Output exactly the span of lines that begins at the line containing "Give me the TikZ source for this diagram." and ends at the line containing "node] (root) at", both lines included.

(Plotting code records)
——

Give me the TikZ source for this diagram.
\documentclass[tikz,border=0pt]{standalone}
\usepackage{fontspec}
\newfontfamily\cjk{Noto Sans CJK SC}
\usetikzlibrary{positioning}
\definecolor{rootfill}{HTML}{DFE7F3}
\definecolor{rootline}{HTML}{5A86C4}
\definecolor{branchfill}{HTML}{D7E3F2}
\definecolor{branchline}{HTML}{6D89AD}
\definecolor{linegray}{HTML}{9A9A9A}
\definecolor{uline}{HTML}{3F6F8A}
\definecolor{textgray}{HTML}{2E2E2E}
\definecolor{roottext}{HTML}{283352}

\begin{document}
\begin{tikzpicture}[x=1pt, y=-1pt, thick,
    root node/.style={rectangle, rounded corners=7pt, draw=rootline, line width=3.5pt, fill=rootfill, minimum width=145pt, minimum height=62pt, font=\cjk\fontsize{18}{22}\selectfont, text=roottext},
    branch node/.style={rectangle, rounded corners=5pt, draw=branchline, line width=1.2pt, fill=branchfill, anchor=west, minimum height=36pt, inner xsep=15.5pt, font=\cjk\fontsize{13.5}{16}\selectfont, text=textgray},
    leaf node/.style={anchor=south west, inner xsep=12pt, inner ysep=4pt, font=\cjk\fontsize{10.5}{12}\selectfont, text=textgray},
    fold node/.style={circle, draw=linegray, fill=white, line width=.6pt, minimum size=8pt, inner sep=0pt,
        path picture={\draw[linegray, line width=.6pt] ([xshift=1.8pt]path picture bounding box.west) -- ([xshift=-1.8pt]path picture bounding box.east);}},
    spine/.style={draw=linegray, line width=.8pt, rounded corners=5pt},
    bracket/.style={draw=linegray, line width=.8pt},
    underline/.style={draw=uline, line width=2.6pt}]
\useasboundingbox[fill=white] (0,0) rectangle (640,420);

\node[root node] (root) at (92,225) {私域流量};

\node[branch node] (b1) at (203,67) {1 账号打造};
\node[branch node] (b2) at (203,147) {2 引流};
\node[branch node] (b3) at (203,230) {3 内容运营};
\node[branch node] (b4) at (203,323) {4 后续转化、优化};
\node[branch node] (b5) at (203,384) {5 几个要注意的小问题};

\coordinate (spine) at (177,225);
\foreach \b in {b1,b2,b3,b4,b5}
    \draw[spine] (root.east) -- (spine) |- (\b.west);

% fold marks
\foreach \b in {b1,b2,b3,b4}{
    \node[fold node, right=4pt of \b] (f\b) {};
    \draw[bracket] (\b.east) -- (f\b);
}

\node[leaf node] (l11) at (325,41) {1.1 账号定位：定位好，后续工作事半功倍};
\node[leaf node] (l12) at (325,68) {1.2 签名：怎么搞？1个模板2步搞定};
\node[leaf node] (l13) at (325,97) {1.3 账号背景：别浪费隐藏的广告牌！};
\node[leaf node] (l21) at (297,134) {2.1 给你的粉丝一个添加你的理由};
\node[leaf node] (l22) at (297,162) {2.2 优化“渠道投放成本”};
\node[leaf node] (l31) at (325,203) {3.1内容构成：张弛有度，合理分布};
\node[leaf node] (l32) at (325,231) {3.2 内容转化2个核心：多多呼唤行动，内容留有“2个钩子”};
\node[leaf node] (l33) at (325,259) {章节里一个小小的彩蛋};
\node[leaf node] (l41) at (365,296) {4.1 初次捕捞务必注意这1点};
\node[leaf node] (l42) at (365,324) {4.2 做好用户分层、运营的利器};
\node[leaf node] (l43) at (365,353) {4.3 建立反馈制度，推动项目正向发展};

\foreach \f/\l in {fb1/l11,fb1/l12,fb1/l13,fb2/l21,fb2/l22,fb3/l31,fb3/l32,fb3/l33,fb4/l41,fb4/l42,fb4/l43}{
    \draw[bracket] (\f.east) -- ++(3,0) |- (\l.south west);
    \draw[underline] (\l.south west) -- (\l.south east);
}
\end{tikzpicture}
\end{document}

——

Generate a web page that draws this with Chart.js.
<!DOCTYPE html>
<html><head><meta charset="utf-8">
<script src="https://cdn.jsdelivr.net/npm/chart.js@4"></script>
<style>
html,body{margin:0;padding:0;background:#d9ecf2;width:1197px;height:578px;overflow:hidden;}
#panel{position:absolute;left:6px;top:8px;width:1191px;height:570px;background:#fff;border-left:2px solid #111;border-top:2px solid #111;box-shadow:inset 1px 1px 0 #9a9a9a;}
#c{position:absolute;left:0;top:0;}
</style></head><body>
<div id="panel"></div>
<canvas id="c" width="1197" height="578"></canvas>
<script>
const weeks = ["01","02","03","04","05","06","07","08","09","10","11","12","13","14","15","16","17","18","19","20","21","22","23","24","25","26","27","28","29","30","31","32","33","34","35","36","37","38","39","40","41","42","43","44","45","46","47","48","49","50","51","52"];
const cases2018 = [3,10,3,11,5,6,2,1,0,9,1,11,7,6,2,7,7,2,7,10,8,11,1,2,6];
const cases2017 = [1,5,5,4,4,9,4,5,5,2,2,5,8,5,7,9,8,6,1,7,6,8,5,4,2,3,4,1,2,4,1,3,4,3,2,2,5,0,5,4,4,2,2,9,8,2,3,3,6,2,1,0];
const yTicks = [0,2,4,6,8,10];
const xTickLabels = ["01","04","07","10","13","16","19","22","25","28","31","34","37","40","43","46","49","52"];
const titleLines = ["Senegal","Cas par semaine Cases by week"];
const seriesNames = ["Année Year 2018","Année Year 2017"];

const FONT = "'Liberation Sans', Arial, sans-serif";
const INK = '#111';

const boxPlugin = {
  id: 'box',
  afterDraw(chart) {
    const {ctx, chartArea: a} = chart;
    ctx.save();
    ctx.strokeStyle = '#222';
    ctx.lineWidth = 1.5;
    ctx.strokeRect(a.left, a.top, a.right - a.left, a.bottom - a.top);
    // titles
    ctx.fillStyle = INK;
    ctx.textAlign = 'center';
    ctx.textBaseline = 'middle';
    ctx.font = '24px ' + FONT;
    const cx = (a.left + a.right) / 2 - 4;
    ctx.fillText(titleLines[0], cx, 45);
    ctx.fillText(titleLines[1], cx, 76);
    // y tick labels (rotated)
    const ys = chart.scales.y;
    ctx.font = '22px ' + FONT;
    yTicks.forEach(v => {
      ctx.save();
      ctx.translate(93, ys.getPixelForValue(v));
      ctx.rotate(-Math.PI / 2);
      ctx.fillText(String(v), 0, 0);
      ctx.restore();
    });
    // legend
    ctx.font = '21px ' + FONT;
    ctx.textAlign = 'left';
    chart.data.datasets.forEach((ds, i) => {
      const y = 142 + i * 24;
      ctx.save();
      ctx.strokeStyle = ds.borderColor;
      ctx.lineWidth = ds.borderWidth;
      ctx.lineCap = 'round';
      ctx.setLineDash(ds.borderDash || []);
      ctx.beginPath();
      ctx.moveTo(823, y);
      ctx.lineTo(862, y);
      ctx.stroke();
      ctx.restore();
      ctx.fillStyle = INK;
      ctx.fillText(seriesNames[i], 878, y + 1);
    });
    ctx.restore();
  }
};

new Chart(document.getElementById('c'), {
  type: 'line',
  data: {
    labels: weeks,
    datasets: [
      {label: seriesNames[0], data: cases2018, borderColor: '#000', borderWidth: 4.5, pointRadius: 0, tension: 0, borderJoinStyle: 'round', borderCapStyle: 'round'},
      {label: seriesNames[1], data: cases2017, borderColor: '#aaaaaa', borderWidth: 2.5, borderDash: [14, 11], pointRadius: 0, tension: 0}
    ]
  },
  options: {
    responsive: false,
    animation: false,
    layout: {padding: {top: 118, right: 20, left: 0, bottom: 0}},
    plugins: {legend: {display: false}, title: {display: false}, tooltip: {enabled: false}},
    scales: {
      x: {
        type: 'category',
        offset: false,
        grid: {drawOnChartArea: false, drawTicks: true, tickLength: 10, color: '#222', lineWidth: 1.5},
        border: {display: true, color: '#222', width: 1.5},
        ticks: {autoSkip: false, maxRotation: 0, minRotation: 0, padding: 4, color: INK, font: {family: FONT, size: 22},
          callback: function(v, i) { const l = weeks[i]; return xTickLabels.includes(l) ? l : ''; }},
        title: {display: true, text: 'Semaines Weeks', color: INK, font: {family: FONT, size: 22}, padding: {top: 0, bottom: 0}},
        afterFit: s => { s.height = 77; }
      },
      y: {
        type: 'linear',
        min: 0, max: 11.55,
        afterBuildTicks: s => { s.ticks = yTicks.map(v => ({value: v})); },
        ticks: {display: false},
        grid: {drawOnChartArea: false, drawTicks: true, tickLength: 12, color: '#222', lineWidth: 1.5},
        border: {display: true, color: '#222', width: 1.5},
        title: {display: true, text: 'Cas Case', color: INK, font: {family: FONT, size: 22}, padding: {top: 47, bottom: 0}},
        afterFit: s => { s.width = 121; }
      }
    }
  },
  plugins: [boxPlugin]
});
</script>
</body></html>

——

_The solution_
Give me the TikZ source for this diagram.
\documentclass[tikz,border=0pt]{standalone}
\usepackage{fontspec}
\newfontfamily\cjk{Noto Sans CJK SC}
\usetikzlibrary{positioning}
\definecolor{rootfill}{HTML}{DFE7F3}
\definecolor{rootline}{HTML}{5A86C4}
\definecolor{branchfill}{HTML}{D7E3F2}
\definecolor{branchline}{HTML}{6D89AD}
\definecolor{linegray}{HTML}{9A9A9A}
\definecolor{uline}{HTML}{3F6F8A}
\definecolor{textgray}{HTML}{2E2E2E}
\definecolor{roottext}{HTML}{283352}

\begin{document}
\begin{tikzpicture}[x=1pt, y=-1pt, thick,
    root node/.style={rectangle, rounded corners=7pt, draw=rootline, line width=3.5pt, fill=rootfill, minimum width=145pt, minimum height=62pt, font=\cjk\fontsize{18}{22}\selectfont, text=roottext},
    branch node/.style={rectangle, rounded corners=5pt, draw=branchline, line width=1.2pt, fill=branchfill, anchor=west, minimum height=36pt, inner xsep=15.5pt, font=\cjk\fontsize{13.5}{16}\selectfont, text=textgray},
    leaf node/.style={anchor=south west, inner xsep=12pt, inner ysep=4pt, font=\cjk\fontsize{10.5}{12}\selectfont, text=textgray},
    fold node/.style={circle, draw=linegray, fill=white, line width=.6pt, minimum size=8pt, inner sep=0pt,
        path picture={\draw[linegray, line width=.6pt] ([xshift=1.8pt]path picture bounding box.west) -- ([xshift=-1.8pt]path picture bounding box.east);}},
    spine/.style={draw=linegray, line width=.8pt, rounded corners=5pt},
    bracket/.style={draw=linegray, line width=.8pt},
    underline/.style={draw=uline, line width=2.6pt}]
\useasboundingbox[fill=white] (0,0) rectangle (640,420);

\node[root node] (root) at (92,225) {私域流量};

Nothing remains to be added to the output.